Requirement: Take the lines from the beginning of the material through the line containing "from bokeh.resources import INLINE" and retype them exactly, leaving the pictures out.

══════════════════════════════

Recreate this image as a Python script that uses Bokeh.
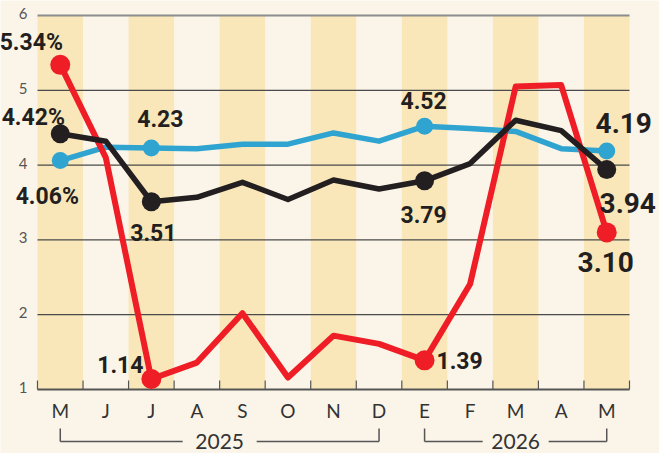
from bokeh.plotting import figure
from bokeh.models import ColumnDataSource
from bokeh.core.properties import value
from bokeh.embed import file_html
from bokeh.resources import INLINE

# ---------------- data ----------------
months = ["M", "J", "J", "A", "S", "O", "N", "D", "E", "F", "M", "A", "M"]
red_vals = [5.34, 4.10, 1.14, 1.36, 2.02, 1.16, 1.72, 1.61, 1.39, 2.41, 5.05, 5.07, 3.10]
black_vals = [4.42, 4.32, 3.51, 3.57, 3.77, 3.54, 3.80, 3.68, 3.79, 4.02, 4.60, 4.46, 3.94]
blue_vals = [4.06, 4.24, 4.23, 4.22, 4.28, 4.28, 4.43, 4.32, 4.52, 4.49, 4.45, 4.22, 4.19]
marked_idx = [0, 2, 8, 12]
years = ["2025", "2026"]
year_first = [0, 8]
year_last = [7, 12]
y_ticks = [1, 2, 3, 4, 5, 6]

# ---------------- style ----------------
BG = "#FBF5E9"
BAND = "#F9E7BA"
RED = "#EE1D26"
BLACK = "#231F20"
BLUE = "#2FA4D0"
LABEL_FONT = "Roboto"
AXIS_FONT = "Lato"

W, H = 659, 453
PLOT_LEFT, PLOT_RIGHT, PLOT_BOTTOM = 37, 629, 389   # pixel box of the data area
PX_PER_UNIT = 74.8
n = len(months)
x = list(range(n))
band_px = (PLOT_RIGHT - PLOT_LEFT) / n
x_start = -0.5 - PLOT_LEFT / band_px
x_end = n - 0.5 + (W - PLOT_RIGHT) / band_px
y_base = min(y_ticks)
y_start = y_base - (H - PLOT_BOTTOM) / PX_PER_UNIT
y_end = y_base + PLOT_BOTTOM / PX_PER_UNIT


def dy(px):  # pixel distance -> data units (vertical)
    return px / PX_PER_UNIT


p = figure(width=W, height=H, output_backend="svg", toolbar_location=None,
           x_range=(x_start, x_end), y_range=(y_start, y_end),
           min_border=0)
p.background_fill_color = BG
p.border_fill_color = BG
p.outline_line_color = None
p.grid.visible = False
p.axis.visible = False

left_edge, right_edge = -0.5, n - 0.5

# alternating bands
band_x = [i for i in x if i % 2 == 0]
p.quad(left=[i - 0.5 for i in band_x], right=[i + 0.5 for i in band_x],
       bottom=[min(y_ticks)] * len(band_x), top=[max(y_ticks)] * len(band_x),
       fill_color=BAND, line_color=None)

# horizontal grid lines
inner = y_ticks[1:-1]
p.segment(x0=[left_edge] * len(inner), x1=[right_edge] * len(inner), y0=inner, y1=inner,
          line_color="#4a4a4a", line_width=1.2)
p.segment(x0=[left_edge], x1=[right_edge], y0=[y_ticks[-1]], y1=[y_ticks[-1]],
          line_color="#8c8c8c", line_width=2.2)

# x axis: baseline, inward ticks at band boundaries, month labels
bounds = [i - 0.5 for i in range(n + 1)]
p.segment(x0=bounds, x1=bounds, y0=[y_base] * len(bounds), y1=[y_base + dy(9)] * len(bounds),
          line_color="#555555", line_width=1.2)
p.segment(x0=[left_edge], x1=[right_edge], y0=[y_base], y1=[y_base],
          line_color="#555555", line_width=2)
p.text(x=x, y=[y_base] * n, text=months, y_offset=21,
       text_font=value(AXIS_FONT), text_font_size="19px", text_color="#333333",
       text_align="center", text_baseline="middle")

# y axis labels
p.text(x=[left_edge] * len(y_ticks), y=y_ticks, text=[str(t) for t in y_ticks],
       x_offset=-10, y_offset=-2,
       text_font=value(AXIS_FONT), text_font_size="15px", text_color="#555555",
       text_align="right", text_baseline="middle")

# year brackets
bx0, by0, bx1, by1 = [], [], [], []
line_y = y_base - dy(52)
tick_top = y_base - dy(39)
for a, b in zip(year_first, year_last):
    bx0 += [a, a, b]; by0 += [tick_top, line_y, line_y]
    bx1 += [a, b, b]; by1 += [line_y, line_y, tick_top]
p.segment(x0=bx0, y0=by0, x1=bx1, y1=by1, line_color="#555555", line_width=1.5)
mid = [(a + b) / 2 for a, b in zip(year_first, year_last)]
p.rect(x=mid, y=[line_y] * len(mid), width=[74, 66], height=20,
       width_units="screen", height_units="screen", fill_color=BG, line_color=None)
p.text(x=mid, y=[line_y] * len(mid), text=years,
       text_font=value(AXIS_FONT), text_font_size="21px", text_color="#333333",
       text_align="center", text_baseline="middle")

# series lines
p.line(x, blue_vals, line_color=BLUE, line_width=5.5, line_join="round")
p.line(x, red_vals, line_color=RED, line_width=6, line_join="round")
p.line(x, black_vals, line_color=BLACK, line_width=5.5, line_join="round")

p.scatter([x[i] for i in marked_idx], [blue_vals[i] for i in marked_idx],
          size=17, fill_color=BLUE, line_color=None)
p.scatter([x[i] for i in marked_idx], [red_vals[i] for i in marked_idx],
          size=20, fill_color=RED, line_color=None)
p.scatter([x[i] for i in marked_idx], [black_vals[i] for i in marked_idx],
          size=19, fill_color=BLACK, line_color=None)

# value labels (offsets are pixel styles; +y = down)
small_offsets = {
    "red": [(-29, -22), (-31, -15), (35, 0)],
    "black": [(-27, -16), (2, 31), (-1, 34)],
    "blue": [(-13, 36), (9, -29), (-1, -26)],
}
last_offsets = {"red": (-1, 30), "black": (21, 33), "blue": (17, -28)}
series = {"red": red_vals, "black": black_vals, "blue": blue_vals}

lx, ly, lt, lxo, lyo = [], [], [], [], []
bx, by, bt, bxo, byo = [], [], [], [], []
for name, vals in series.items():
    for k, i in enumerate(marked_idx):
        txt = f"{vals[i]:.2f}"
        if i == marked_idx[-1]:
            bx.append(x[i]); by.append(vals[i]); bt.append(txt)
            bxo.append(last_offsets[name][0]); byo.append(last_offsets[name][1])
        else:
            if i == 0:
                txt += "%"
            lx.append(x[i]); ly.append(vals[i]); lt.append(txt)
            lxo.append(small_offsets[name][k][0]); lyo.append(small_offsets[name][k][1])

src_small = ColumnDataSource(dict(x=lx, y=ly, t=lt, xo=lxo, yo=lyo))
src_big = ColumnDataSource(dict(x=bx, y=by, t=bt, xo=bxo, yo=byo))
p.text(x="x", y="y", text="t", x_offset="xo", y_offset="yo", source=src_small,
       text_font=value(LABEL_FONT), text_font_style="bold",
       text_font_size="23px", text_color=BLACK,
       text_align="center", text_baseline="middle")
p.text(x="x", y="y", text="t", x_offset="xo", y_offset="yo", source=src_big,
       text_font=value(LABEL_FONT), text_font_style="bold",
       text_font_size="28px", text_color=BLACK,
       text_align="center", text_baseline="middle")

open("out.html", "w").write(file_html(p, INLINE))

══════════════════════════════

The reply:
Recreate this image as a Python script that uses Bokeh.
from bokeh.plotting import figure
from bokeh.models import ColumnDataSource
from bokeh.core.properties import value
from bokeh.embed import file_html
from bokeh.resources import INLINE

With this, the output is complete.